GRAEME BEGG: Oh every horse at Randwick was sick. Every horse, 700-odd horses which were sick at
Randwick. Yeah, it went through the place like wildfire. It was a hard time but it's amazing how
quickly it's gone past. It's 12 months has past and we're back to having a major race day in the

KAREN BARLOW: Racing rivalry between Sydney and Melbourne has always been intense and Melbourne has
just launched its spring racing carnival.

Centrebet's Neil Evans says this weekend is when Randwick proves itself as a major player again.

NEIL EVANS: It is extreme. Look Melbourne is always in the box seat this time of the year but
really I think they've been giggling in Sydney over the last few weeks. Most of the headline horses
have been going around in Melbourne. Plenty of depth and quality in the fields and that progresses
to competitive betting races.

Sydney hasn't had that.
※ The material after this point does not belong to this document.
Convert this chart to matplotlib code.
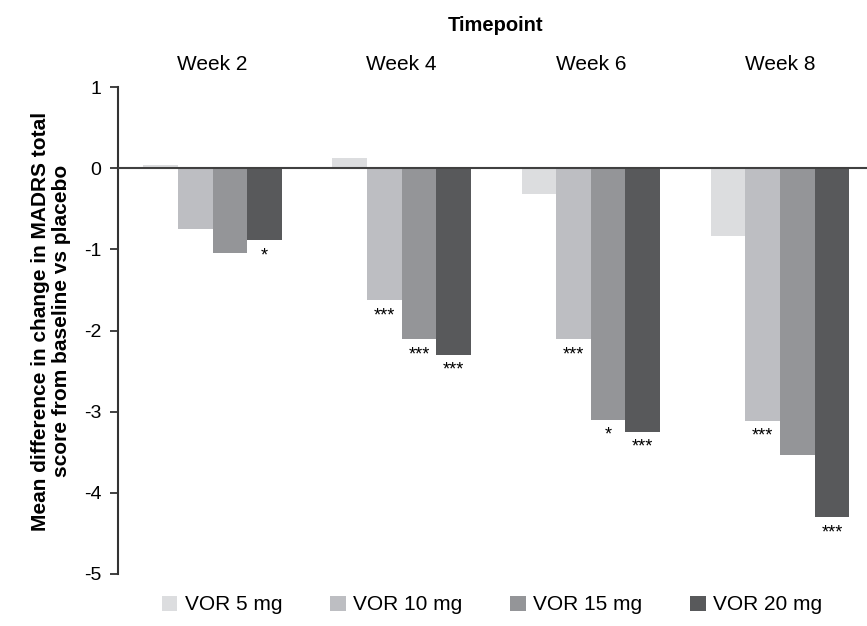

A lot of short priced favourites, a lack of depth but it turns around for
Epsom day where the fields are bigger and the betting should be a lot more competitive.

KAREN BARLOW: Punters are returning to horse racing for the spring carnival after having to find
other sports to bet on.

Earnings were down last financial year for betting companies but they have coped since they also
offer wagers on football, cricket, major awards ceremonies and politics.

Centrebet's Neil Evans.

NEIL EVANS: A lot of relief there of course because, look, if New South Wales had been struck by a
another bout of equine influenza it would have crippled the industry. Racing people are resilient
and punters are probably even more resilient.

KAREN BARLOW: There was a horse flu scare in Sydney last week but it turned out to be a false

Randwick trainer Graeme Begg doesn't think the racing industry is big enough to cope with another
bad year.

GRAEME BEGG: I don't know if we'd get the support from the Government. It would be a very difficult
time and I think a lot of people would be out of business.

KAREN BARLOW: But the clerk of Randwick Racecourse Richard Kimpton says the industry is tougher
than it looks.

RICHARD KIMPTON: Of course it is, yes, not a problem. Do it on its head. Do it easily.

LISA MILLAR: The sounds from the track. Karen Barlow was our reporter.